WRITTEN PROBLEM. Only the pictures are omitted; repeat all other data exactly.

* start STORED DATA *

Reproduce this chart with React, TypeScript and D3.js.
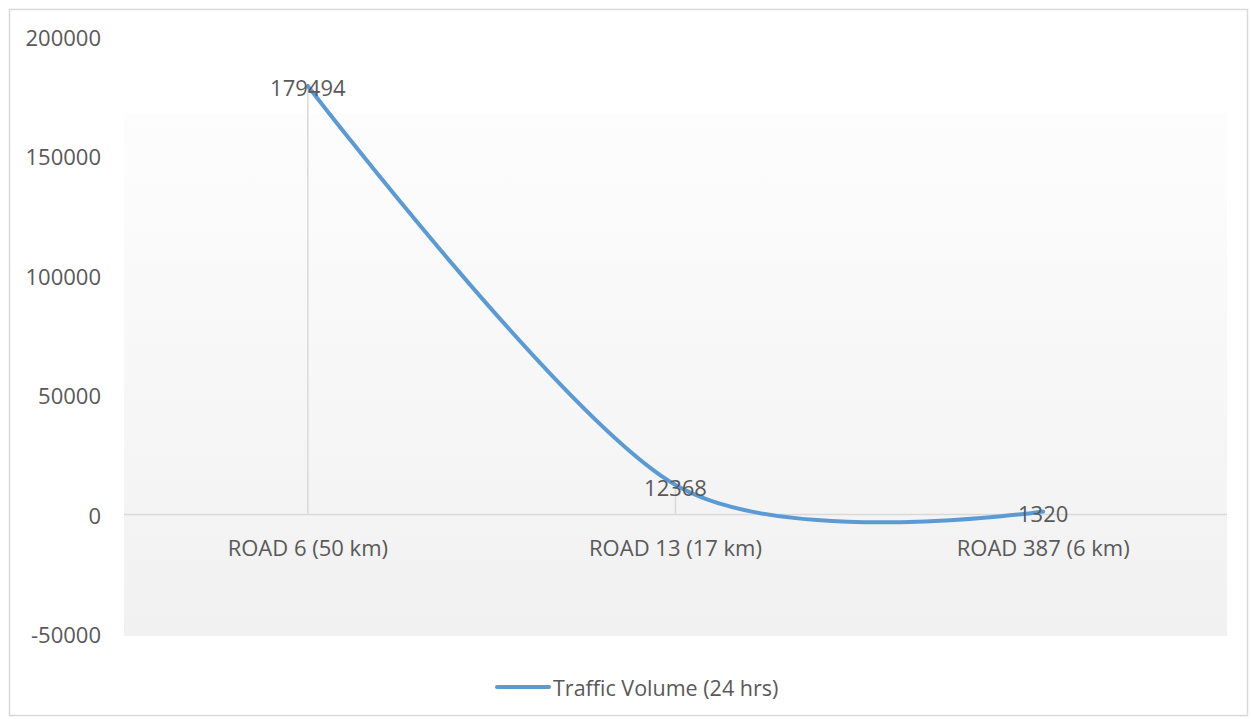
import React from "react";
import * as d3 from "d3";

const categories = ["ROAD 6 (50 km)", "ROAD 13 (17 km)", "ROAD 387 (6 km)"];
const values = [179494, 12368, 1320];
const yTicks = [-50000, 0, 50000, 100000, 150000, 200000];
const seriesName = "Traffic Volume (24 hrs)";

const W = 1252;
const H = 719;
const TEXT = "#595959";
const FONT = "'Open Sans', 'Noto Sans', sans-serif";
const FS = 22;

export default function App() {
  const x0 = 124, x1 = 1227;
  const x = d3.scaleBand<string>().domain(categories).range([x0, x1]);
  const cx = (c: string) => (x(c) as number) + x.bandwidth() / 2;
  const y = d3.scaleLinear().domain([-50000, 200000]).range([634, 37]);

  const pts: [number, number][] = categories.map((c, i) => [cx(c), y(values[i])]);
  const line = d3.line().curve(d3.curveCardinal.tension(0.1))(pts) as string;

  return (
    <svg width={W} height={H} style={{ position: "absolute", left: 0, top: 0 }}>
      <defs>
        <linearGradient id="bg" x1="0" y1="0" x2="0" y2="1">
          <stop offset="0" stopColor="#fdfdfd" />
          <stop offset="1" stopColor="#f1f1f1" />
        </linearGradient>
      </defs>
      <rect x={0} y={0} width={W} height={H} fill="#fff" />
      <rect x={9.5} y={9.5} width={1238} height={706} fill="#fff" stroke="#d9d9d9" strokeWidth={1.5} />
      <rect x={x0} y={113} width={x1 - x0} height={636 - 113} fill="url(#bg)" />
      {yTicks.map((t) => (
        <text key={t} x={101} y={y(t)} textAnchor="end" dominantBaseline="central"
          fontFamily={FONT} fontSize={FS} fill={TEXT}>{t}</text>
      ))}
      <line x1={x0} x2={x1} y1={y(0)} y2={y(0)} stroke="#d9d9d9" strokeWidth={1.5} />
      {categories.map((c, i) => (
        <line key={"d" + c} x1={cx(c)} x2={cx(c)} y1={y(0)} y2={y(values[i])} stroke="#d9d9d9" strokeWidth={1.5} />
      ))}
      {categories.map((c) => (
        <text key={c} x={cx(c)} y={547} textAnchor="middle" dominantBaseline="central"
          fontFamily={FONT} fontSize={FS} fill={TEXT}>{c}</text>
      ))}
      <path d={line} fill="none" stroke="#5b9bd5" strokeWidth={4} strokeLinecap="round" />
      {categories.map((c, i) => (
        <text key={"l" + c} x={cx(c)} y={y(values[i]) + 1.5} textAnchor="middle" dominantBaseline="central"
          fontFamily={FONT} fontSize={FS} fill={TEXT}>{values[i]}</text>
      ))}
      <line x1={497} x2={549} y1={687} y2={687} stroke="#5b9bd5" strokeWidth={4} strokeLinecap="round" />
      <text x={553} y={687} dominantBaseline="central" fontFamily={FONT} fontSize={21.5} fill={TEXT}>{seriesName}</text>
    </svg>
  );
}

* end STORED DATA *

SOLUTION TO THIS TASK.
Reproduce this chart with React, TypeScript and D3.js.
import React from "react";
import * as d3 from "d3";

const categories = ["ROAD 6 (50 km)", "ROAD 13 (17 km)", "ROAD 387 (6 km)"];
const values = [179494, 12368, 1320];
const yTicks = [-50000, 0, 50000, 100000, 150000, 200000];
const seriesName = "Traffic Volume (24 hrs)";

const W = 1252;
const H = 719;
const TEXT = "#595959";
const FONT = "'Open Sans', 'Noto Sans', sans-serif";
const FS = 22;

export default function App() {
  const x0 = 124, x1 = 1227;
  const x = d3.scaleBand<string>().domain(categories).range([x0, x1]);
  const cx = (c: string) => (x(c) as number) + x.bandwidth() / 2;
  const y = d3.scaleLinear().domain([-50000, 200000]).range([634, 37]);

  const pts: [number, number][] = categories.map((c, i) => [cx(c), y(values[i])]);
  const line = d3.line().curve(d3.curveCardinal.tension(0.1))(pts) as string;

  return (
    <svg width={W} height={H} style={{ position: "absolute", left: 0, top: 0 }}>
      <defs>
        <linearGradient id="bg" x1="0" y1="0" x2="0" y2="1">
          <stop offset="0" stopColor="#fdfdfd" />
          <stop offset="1" stopColor="#f1f1f1" />
        </linearGradient>
      </defs>
      <rect x={0} y={0} width={W} height={H} fill="#fff" />
      <rect x={9.5} y={9.5} width={1238} height={706} fill="#fff" stroke="#d9d9d9" strokeWidth={1.5} />
      <rect x={x0} y={113} width={x1 - x0} height={636 - 113} fill="url(#bg)" />
      {yTicks.map((t) => (
        <text key={t} x={101} y={y(t)} textAnchor="end" dominantBaseline="central"
          fontFamily={FONT} fontSize={FS} fill={TEXT}>{t}</text>
      ))}
      <line x1={x0} x2={x1} y1={y(0)} y2={y(0)} stroke="#d9d9d9" strokeWidth={1.5} />
      {categories.map((c, i) => (
        <line key={"d" + c} x1={cx(c)} x2={cx(c)} y1={y(0)} y2={y(values[i])} stroke="#d9d9d9" strokeWidth={1.5} />
      ))}
      {categories.map((c) => (
        <text key={c} x={cx(c)} y={547} textAnchor="middle" dominantBaseline="central"
          fontFamily={FONT} fontSize={FS} fill={TEXT}>{c}</text>
      ))}
      <path d={line} fill="none" stroke="#5b9bd5" strokeWidth={4} strokeLinecap="round" />
      {categories.map((c, i) => (
        <text key={"l" + c} x={cx(c)} y={y(values[i]) + 1.5} textAnchor="middle" dominantBaseline="central"
          fontFamily={FONT} fontSize={FS} fill={TEXT}>{values[i]}</text>
      ))}
      <line x1={497} x2={549} y1={687} y2={687} stroke="#5b9bd5" strokeWidth={4} strokeLinecap="round" />
      <text x={553} y={687} dominantBaseline="central" fontFamily={FONT} fontSize={21.5} fill={TEXT}>{seriesName}</text>
    </svg>
  );
}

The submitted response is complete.